NRHP landmark in Virginia

Tenant Farmer Cottage 2015

Formal Parlor 2015

Marburg is a historic home located in the Carillon/Byrd Park area of Richmond, Virginia. It is the oldest standing residence in this area of Richmond, predating nearby Maymont by 4 years. The house was slated for demolition in 2013 to make way for 6 new homes but was saved by an ardent group of preservationists and the Historic Richmond Foundation. The redesigned development will now incorporate and encircle the existing house. An exterior restoration was completed in 2015 returning the house to its original colors after being stark white for many years. The barn red roof color was also restored. Two antebellum structures survive on this property: a 2-room servant cottage and a kitchen, both of which pre-date the house itself by over 30 years (see below). As of February 2021, the house and dependencies have been repainted white with green shutters and roof, retaining a classic feel amongst the newer homes built around it.

==History==
Built in 1889 by Colonel Charles Euker, the house was named after his hometown of Marburg in Hessen, Germany. Euker was a courier for George Washington Custis Lee during the Civil War and later ran a successful saloon and billiard hall in Richmond. He was later Commandant of the Lee Confederate Soldier's Home, now the site of the Virginia Museum of Fine Arts. After Euker's ownership, it passed through a series of prominent Richmond families, largely as a summer residence. Alterations and improvements were made over the years, the last being renovations after a 1939 fire which necessitated new flooring and paneling on the first floor. New improvements and interior painting were started in January 2018.

==Architectural style==
Features of Free Classic Queen Anne style architecture and Folk Victorian predominate the structure. Colonial Revival Style entry doors and surrounds were added in a 1939 renovation influenced by the recent Colonial Williamsburg restoration. Other interesting architectural elements abound including false windows, clipped gables, vertical beading, shingle tile siding, dentil mouldings, and functional exterior shutters. One standout feature is the striking Art Deco brick patio which wraps around the front of the home. It was added in the 1920s while the summer home of U.S. Tobacco Association President Tazewell M. Carrington.

==Tenant farmer cottage and kitchen==
The land on which Marburg was built was previously part of a larger 90-acre farm called "Beechwood Farm" owned by wealthy merchant Bolling Haxall during the mid-19th century. Haxall did not reside at Beechwood Farm, but instead used it as a tenant farming operation for added income. Maps from the period show several farm structures in the general vicinity of these cottages but all were thought to have been lost over time.

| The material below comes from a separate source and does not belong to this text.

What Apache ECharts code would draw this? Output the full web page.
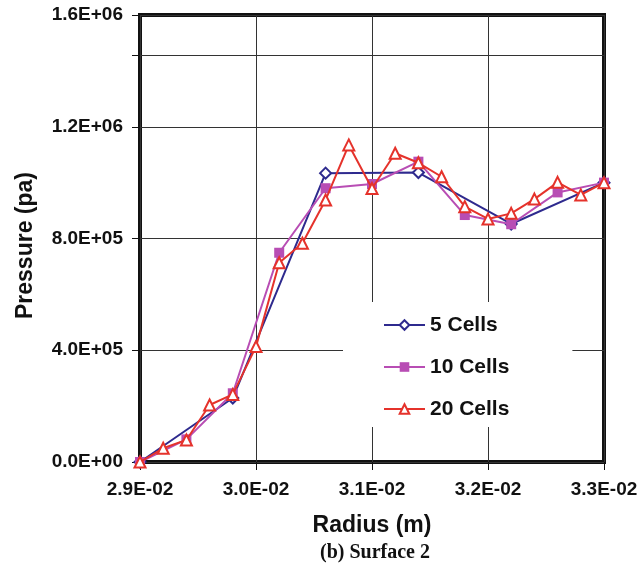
<!DOCTYPE html>
<html>
<head>
<meta charset="utf-8">
<script src="https://cdn.jsdelivr.net/npm/echarts@6/dist/echarts.min.js"></script>
<style>
html,body{margin:0;padding:0;background:#fff;}
#chart{width:638px;height:568px;}
</style>
</head>
<body>
<div id="chart"></div>
<script>
// Radius (m) for each mesh
const radius5 = [0.029, 0.0298, 0.0306, 0.0314, 0.0322, 0.033];
const radius10 = [0.029, 0.0294, 0.0298, 0.0302, 0.0306, 0.031, 0.0314, 0.0318, 0.0322, 0.0326, 0.033];
const radius20 = [0.029, 0.0292, 0.0294, 0.0296, 0.0298, 0.030, 0.0302, 0.0304, 0.0306, 0.0308, 0.031,
                  0.0312, 0.0314, 0.0316, 0.0318, 0.032, 0.0322, 0.0324, 0.0326, 0.0328, 0.033];
// Pressure (pa)
const pressure5 = [0, 229000, 1034000, 1036000, 852000, 1000000];
const pressure10 = [0, 81000, 246000, 749000, 980000, 995000, 1075000, 884000, 851000, 965000, 1000000];
const pressure20 = [0, 49000, 79000, 204000, 242000, 413000, 713000, 783000, 938000, 1135000, 979000,
                    1105000, 1071000, 1021000, 914000, 870000, 890000, 941000, 1001000, 956000, 1000000];
const seriesNames = ['5 Cells', '10 Cells', '20 Cells'];
const extraGridValue = 1457000;

function zip(xs, ys) { return xs.map((x, i) => [x, ys[i]]); }
function sci(v) {
  let s = v.toExponential(1).toUpperCase();
  const m = s.match(/^(-?[\d.]+)E([+-])(\d+)$/);
  if (!m) return s;
  return m[1] + 'E' + m[2] + (m[3].length < 2 ? '0' + m[3] : m[3]);
}

const font = '"Liberation Sans", Arial, sans-serif';
const chart = echarts.init(document.getElementById('chart'));
chart.setOption({
  animation: false,
  backgroundColor: '#fff',
  title: {
    text: '(b) Surface 2',
    left: 370,
    textAlign: 'center',
    top: 538,
    textStyle: { fontFamily: '"Liberation Serif", "Times New Roman", serif', fontWeight: 'bold', fontSize: 20, color: '#111' }
  },
  grid: {
    left: 140, right: 34, top: 15, bottom: 106,
    outerBoundsMode: 'none', containLabel: false,
    show: true, borderColor: '#111', borderWidth: 4, backgroundColor: 'transparent'
  },
  legend: {
    orient: 'vertical',
    left: 343, top: 302,
    backgroundColor: '#fff',
    padding: [12, 63, 7, 40],
    itemWidth: 41, itemHeight: 12, itemGap: 20,
    textStyle: { fontFamily: font, fontWeight: 'bold', fontSize: 21, color: '#111', lineHeight: 22 },
    data: seriesNames
  },
  xAxis: {
    type: 'value', min: 0.029, max: 0.033, interval: 0.001,
    name: 'Radius (m)', nameLocation: 'middle', nameGap: 52,
    nameTextStyle: { fontFamily: font, fontWeight: 'bold', fontSize: 23, color: '#111' },
    axisLine: { show: false },
    axisTick: { show: true, inside: false, length: 8, lineStyle: { color: '#111', width: 1 } },
    axisLabel: { fontFamily: font, fontWeight: 'bold', fontSize: 19, color: '#111', margin: 18,
                 formatter: v => sci(v) },
    splitLine: { show: true, lineStyle: { color: '#333', width: 1 } }
  },
  yAxis: {
    type: 'value', min: 0, max: 1600000, interval: 400000,
    name: 'Pressure (pa)', nameLocation: 'middle', nameGap: 103, nameRotate: 90,
    nameTextStyle: { fontFamily: font, fontWeight: 'bold', fontSize: 23, color: '#111', padding: [0, 14, 0, 0] },
    axisLine: { show: false },
    axisTick: { show: true, length: 8, lineStyle: { color: '#111', width: 1 },
                customValues: [0, 400000, 800000, 1200000, extraGridValue, 1600000] },
    axisLabel: { fontFamily: font, fontWeight: 'bold', fontSize: 19, color: '#111', margin: 17,
                 formatter: v => sci(v) },
    splitLine: { show: true, lineStyle: { color: '#333', width: 1 } }
  },
  series: [
    {
      name: seriesNames[0], type: 'line', data: zip(radius5, pressure5),
      symbol: 'diamond', symbolSize: 11,
      itemStyle: { color: '#fff', borderColor: '#2e2a8e', borderWidth: 2 },
      lineStyle: { color: '#2e2a8e', width: 2 },
      z: 3,
      markLine: {
        silent: true, symbol: 'none', label: { show: false },
        lineStyle: { color: '#333', width: 1, type: 'solid' },
        data: [{ yAxis: extraGridValue }]
      }
    },
    {
      name: seriesNames[1], type: 'line', data: zip(radius10, pressure10),
      symbol: 'rect', symbolSize: 10,
      itemStyle: { color: '#b84db4', borderColor: '#b84db4', borderWidth: 0 },
      lineStyle: { color: '#b84db4', width: 2 },
      z: 4
    },
    {
      name: seriesNames[2], type: 'line', data: zip(radius20, pressure20),
      symbol: 'triangle', symbolSize: 11,
      itemStyle: { color: '#fff', borderColor: '#e5322b', borderWidth: 2 },
      lineStyle: { color: '#e5322b', width: 2 },
      z: 5
    }
  ]
});
</script>
</body>
</html>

Dixon Kerr, a noted window restoration expert who rehabilitated the old windows, discovered they were single hung sashes with mortise and tenon joinery, both of which date to the antebellum period. Gordon Lohr, an architecture expert and past Revolving Fund Manager for the APVA, also reviewed the buildings and found nails, saw marks, hand-made bricks, and roof ridge boards indicative of the 1840s-1850s period. The 2-room cottage with central chimney was, in all likelihood, used for the tenant farmers and their families. The kitchen retains a massive brick fireplace (although the exiting chimney has clearly been replaced as it is not in scale with the fireplace. As the Marburg tract was the first parcel to be sold off from Beechwood Farm in 1888, it was likely chosen to include the cottage and kitchen to reduce building costs, as Euker was not especially wealthy.